Practice example (Radios vs Pineapples): India vs Kenya
- Data (illustrative):
- India: 1 pineapple = 1 radio (in terms of opportunity cost for pineapples, India sacrifices 1 radio per pineapple).
- Kenya: 1 pineapple = 3 radios (Kenya sacrifices 3 radios per pineapple).
- Conclusions:
- India has a comparative advantage in pineapples (lower opportunity cost in producing pineapples).
- Kenya has a comparative advantage in radios.
- Trade recommendation:
- Kenya should import pineapples and export radios.
- Terms of Trade (mutually beneficial exchange rate):
- Example: trading 1 radio for 2 pineapples can benefit both countries.
- If Kenya produced radios alone, they would have to give up 3 pineapples to obtain 1 radio; if India produced pineapples alone, they would give up 1 radio to obtain 1 pineapple.
The terms of trade concept:
- The mutually beneficial exchange ratio that enables both countries to gain from trade.
- Example: trading 1 radio for 2 pineapples can be advantageous to both if each country specializes according to comparative advantage.
Specialization, Efficiency, and Efficiency Metrics
- Allocative Efficiency: Producing what society wants (allocating resources to goods that society values more highly).
- Productive Efficiency: Producing on the production possibility frontier (the line); resources are fully and optimally utilized.
- Specialization: Focusing on a specific task or good to maximize output given comparative advantages.
Practice Scenarios and Insights
- Common PPC questions:
- Output questions: which outputs (e.g., planes vs cars) can be produced given the resources; differences between two countries in possible outputs.
- Input questions: given outputs, how many inputs are required in each country; which country has absolute advantage in production given resource requirements.
- Example discussions:
- A decrease in pizza demand affects the allocation of resources to pizza production or consumer demand, but the PPC itself (as a representation of resource constraints) does not shift due to demand prices alone; a shift occurs with changes in resources or technology.
- If unemployment exists (point inside the PPC), resources are not being used efficiently; moving toward the frontier would increase production.
- If there is a major destruction of capital (e.g., power plants destroyed), the PPC shifts inward, reducing potential output.
Special Notes on Economic Systems and Policy Implications
- Mixed economies reflect real-world economies, combining market mechanisms with government intervention to correct market failures and provide public goods.
- The profit motive in free markets incentivizes efficient production and innovation but may require government intervention to ensure fair competition and social welfare.
- Public goods require funding via taxation, since they are non-excludable and non-rivalrous in consumption, leading to potential market under-provision if left to private markets.
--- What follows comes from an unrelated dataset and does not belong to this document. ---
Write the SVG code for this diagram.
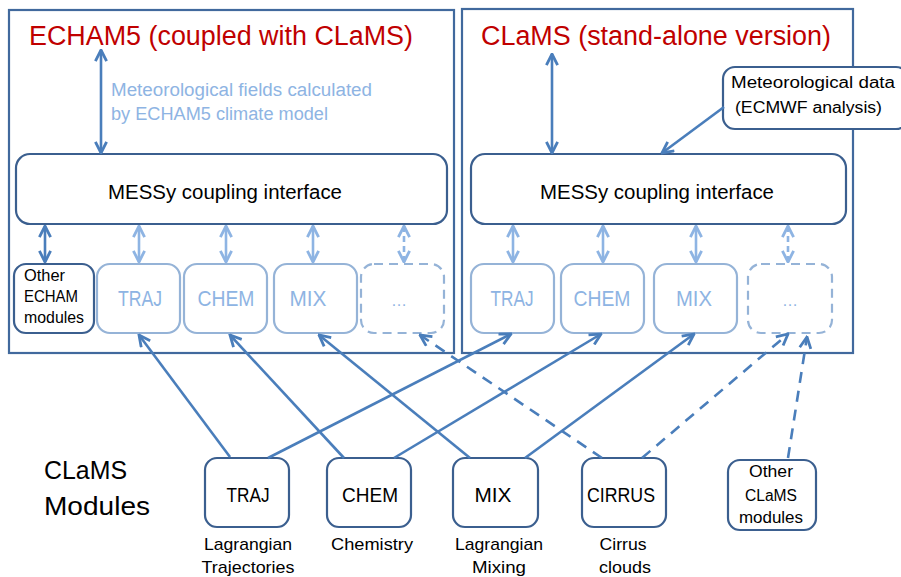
<svg xmlns="http://www.w3.org/2000/svg" width="901" height="577" viewBox="0 0 901 577">
<style>
text{font-family:"Liberation Sans",Arial,sans-serif;}
.outer{fill:none;stroke:#41699d;stroke-width:2.2;}
.dark{fill:#fff;stroke:#3b5f8f;stroke-width:2.2;}
.light{fill:#fff;stroke:#95b3d7;stroke-width:2.2;}
.lightdash{fill:#fff;stroke:#95b3d7;stroke-width:2.2;stroke-dasharray:9 6;}
.title{fill:#c00000;font-size:27px;}
.lt{fill:#8eb4e3;}
.bk{fill:#000;}
.c{stroke:#4a7ebb;stroke-width:2.6;fill:none;}
.cl{stroke:#8eb4e3;stroke-width:2.6;fill:none;}
.dash{stroke-dasharray:11 8;}
.sdash{stroke-dasharray:6 4;}
</style>
<defs>
<marker id="ad" viewBox="0 0 10 10" refX="9" refY="5" markerWidth="14" markerHeight="14" markerUnits="userSpaceOnUse" orient="auto-start-reverse">
<path d="M1,1 L9,5 L1,9" fill="none" stroke="#4a7ebb" stroke-width="2"/>
</marker>
<marker id="al" viewBox="0 0 10 10" refX="9" refY="5" markerWidth="14" markerHeight="14" markerUnits="userSpaceOnUse" orient="auto-start-reverse">
<path d="M1,1 L9,5 L1,9" fill="none" stroke="#8eb4e3" stroke-width="2"/>
</marker>
</defs>
<rect width="901" height="577" fill="#fff"/>

<g id="echam-frame">
<rect class="outer" x="9" y="10" width="445" height="343"/>
<text class="title" x="29" y="45" textLength="384" lengthAdjust="spacingAndGlyphs">ECHAM5 (coupled with CLaMS)</text>
<text class="lt" x="111" y="96" font-size="18" textLength="261" lengthAdjust="spacingAndGlyphs">Meteorological fields calculated</text>
<text class="lt" x="111" y="120" font-size="18" textLength="217" lengthAdjust="spacingAndGlyphs">by ECHAM5 climate model</text>
</g>
<g id="clams-frame">
<rect class="outer" x="462" y="9" width="391" height="344"/>
<text class="title" x="481" y="45" textLength="350" lengthAdjust="spacingAndGlyphs">CLaMS (stand-alone version)</text>
</g>

<g id="messy-left">
<rect class="dark" x="16" y="154" width="431" height="70" rx="14"/>
<text class="bk" x="225" y="199" font-size="20" text-anchor="middle" textLength="234" lengthAdjust="spacingAndGlyphs">MESSy coupling interface</text>
</g>
<g id="messy-right">
<rect class="dark" x="471" y="154" width="375" height="70" rx="14"/>
<text class="bk" x="657" y="199" font-size="20" text-anchor="middle" textLength="234" lengthAdjust="spacingAndGlyphs">MESSy coupling interface</text>
</g>

<g id="other-echam">
<rect class="dark" x="14" y="264" width="80" height="69" rx="12"/>
<text class="bk" x="24" y="281" font-size="16" textLength="41" lengthAdjust="spacingAndGlyphs">Other</text>
<text class="bk" x="24" y="302" font-size="16" textLength="54" lengthAdjust="spacingAndGlyphs">ECHAM</text>
<text class="bk" x="24" y="323" font-size="16" textLength="60" lengthAdjust="spacingAndGlyphs">modules</text>
</g>
<g id="e-traj">
<rect class="light" x="97" y="264" width="83" height="69" rx="13"/>
<text class="lt" x="140" y="306" font-size="22" text-anchor="middle" textLength="44" lengthAdjust="spacingAndGlyphs">TRAJ</text>
</g>
<g id="e-chem">
<rect class="light" x="184" y="264" width="83" height="69" rx="13"/>
<text class="lt" x="226" y="306" font-size="22" text-anchor="middle" textLength="57" lengthAdjust="spacingAndGlyphs">CHEM</text>
</g>
<g id="e-mix">
<rect class="light" x="274" y="264" width="83" height="69" rx="13"/>
<text class="lt" x="308" y="306" font-size="22" text-anchor="middle" textLength="37" lengthAdjust="spacingAndGlyphs">MIX</text>
</g>
<g id="e-more">
<rect class="lightdash" x="361" y="264" width="83" height="69" rx="13"/>
<text class="lt" x="399" y="306" font-size="16" text-anchor="middle">…</text>
</g>

<g id="c-traj">
<rect class="light" x="471" y="264" width="83" height="69" rx="13"/>
<text class="lt" x="512" y="306" font-size="22" text-anchor="middle" textLength="43" lengthAdjust="spacingAndGlyphs">TRAJ</text>
</g>
<g id="c-chem">
<rect class="light" x="561" y="264" width="83" height="69" rx="13"/>
<text class="lt" x="602" y="306" font-size="22" text-anchor="middle" textLength="57" lengthAdjust="spacingAndGlyphs">CHEM</text>
</g>
<g id="c-mix">
<rect class="light" x="654" y="264" width="83" height="69" rx="13"/>
<text class="lt" x="694" y="306" font-size="22" text-anchor="middle" textLength="36" lengthAdjust="spacingAndGlyphs">MIX</text>
</g>
<g id="c-more">
<rect class="lightdash" x="748" y="264" width="84" height="69" rx="13"/>
<text class="lt" x="790" y="306" font-size="16" text-anchor="middle">…</text>
</g>

<g id="met-data">
<rect class="dark" x="723" y="67" width="185" height="62" rx="12"/>
<text class="bk" x="731" y="88" font-size="16" textLength="164" lengthAdjust="spacingAndGlyphs">Meteorological data</text>
<text class="bk" x="735" y="113" font-size="16" textLength="147" lengthAdjust="spacingAndGlyphs">(ECMWF analysis)</text>
</g>

<g id="clams-modules-label">
<text class="bk" x="44" y="479" font-size="26" textLength="83" lengthAdjust="spacingAndGlyphs">CLaMS</text>
<text class="bk" x="44" y="515" font-size="26" textLength="106" lengthAdjust="spacingAndGlyphs">Modules</text>
</g>

<g id="m-traj">
<rect class="dark" x="205" y="458" width="84" height="69" rx="12"/>
<text class="bk" x="248" y="502" font-size="21" text-anchor="middle" textLength="43" lengthAdjust="spacingAndGlyphs">TRAJ</text>
<text class="bk" x="248" y="550" font-size="17" text-anchor="middle" textLength="88" lengthAdjust="spacingAndGlyphs">Lagrangian</text>
<text class="bk" x="248" y="573" font-size="17" text-anchor="middle" textLength="93" lengthAdjust="spacingAndGlyphs">Trajectories</text>
</g>
<g id="m-chem">
<rect class="dark" x="327" y="458" width="84" height="69" rx="12"/>
<text class="bk" x="370" y="502" font-size="21" text-anchor="middle" textLength="56" lengthAdjust="spacingAndGlyphs">CHEM</text>
<text class="bk" x="372" y="550" font-size="17" text-anchor="middle" textLength="82" lengthAdjust="spacingAndGlyphs">Chemistry</text>
</g>
<g id="m-mix">
<rect class="dark" x="453" y="458" width="85" height="69" rx="12"/>
<text class="bk" x="493" y="502" font-size="21" text-anchor="middle" textLength="37" lengthAdjust="spacingAndGlyphs">MIX</text>
<text class="bk" x="499" y="550" font-size="17" text-anchor="middle" textLength="88" lengthAdjust="spacingAndGlyphs">Lagrangian</text>
<text class="bk" x="499" y="573" font-size="17" text-anchor="middle" textLength="54" lengthAdjust="spacingAndGlyphs">Mixing</text>
</g>
<g id="m-cirrus">
<rect class="dark" x="582" y="458" width="84" height="69" rx="12"/>
<text class="bk" x="621" y="502" font-size="21" text-anchor="middle" textLength="68" lengthAdjust="spacingAndGlyphs">CIRRUS</text>
<text class="bk" x="623" y="550" font-size="17" text-anchor="middle" textLength="47" lengthAdjust="spacingAndGlyphs">Cirrus</text>
<text class="bk" x="625" y="573" font-size="17" text-anchor="middle" textLength="52" lengthAdjust="spacingAndGlyphs">clouds</text>
</g>
<g id="m-other">
<rect class="dark" x="728" y="460" width="88" height="70" rx="12"/>
<text class="bk" x="771" y="477" font-size="16" text-anchor="middle" textLength="44" lengthAdjust="spacingAndGlyphs">Other</text>
<text class="bk" x="771" y="501" font-size="16" text-anchor="middle" textLength="52" lengthAdjust="spacingAndGlyphs">CLaMS</text>
<text class="bk" x="771" y="523" font-size="16" text-anchor="middle" textLength="64" lengthAdjust="spacingAndGlyphs">modules</text>
</g>

<g id="connectors">
<line class="c" x1="101" y1="50" x2="101" y2="153" marker-start="url(#ad)" marker-end="url(#ad)"/>
<line class="c" x1="552" y1="54" x2="552" y2="153" marker-start="url(#ad)" marker-end="url(#ad)"/>
<line class="c" x1="724" y1="107" x2="662" y2="153" marker-end="url(#ad)"/>

<line class="c" x1="45" y1="226" x2="45" y2="262" marker-start="url(#ad)" marker-end="url(#ad)"/>
<line class="cl" x1="139" y1="226" x2="139" y2="262" marker-start="url(#al)" marker-end="url(#al)"/>
<line class="cl" x1="226" y1="226" x2="226" y2="262" marker-start="url(#al)" marker-end="url(#al)"/>
<line class="cl" x1="313" y1="226" x2="313" y2="262" marker-start="url(#al)" marker-end="url(#al)"/>
<line class="cl sdash" x1="404" y1="226" x2="404" y2="262" marker-start="url(#al)" marker-end="url(#al)"/>
<line class="cl" x1="513" y1="226" x2="513" y2="262" marker-start="url(#al)" marker-end="url(#al)"/>
<line class="cl" x1="603" y1="226" x2="603" y2="262" marker-start="url(#al)" marker-end="url(#al)"/>
<line class="cl" x1="696" y1="226" x2="696" y2="262" marker-start="url(#al)" marker-end="url(#al)"/>
<line class="cl sdash" x1="788" y1="226" x2="788" y2="262" marker-start="url(#al)" marker-end="url(#al)"/>

<line class="c" x1="230" y1="457" x2="139" y2="335" marker-end="url(#ad)"/>
<line class="c" x1="268" y1="458" x2="511" y2="334" marker-end="url(#ad)"/>
<line class="c" x1="344" y1="458" x2="230" y2="335" marker-end="url(#ad)"/>
<line class="c" x1="394" y1="458" x2="601" y2="334" marker-end="url(#ad)"/>
<line class="c" x1="470" y1="458" x2="319" y2="335" marker-end="url(#ad)"/>
<line class="c" x1="525" y1="458" x2="694" y2="334" marker-end="url(#ad)"/>
<line class="c dash" x1="602" y1="458" x2="420" y2="335" marker-end="url(#ad)"/>
<line class="c dash" x1="642" y1="458" x2="788" y2="334" marker-end="url(#ad)"/>
<line class="c dash" x1="788" y1="458" x2="807" y2="337" marker-end="url(#ad)"/>
</g>
</svg>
Quick Reference Formulas and Concepts
- Productivity: \text{Productivity} = \frac{\text{Output}}{\text{Input}}
- Opportunity Cost (per-unit): \text{OC}_{X} = \frac{\Delta Y}{\Delta X}
- Comparative Advantage: a good is produced where its OC is lower in that country than in others.
- Terms of Trade: the negotiated exchange ratio that makes both trading partners better off (e.g., 1 radio = 2 pineapples).
- PPC interpretations:
- On the curve: efficient
- Inside the curve: inefficient/unemployed
- Outside the curve: unattainable with current resources/technology
- Shifts in PPC are driven by:
- Changes in resources (quantity/quality)
- Changes in technology
- Changes in trade that affect consumption possibilities
Final Takeaways
- Economics is about choice under scarcity and the trade-offs that arise from resource limitations.
- The PPC provides a concise framework to visualize scarcity, opportunity costs, and productive efficiency.
- Comparative advantage explains how and why trade can make all parties better off, even when one party is less productive in every good (the law of absolute vs comparative advantage).
- Economic systems differ in how they answer the three core questions, and mixed economies reflect the real-world blend of markets and government policy.
- Productivity growth and capital investment are crucial for future economic growth and the expansion of possible production.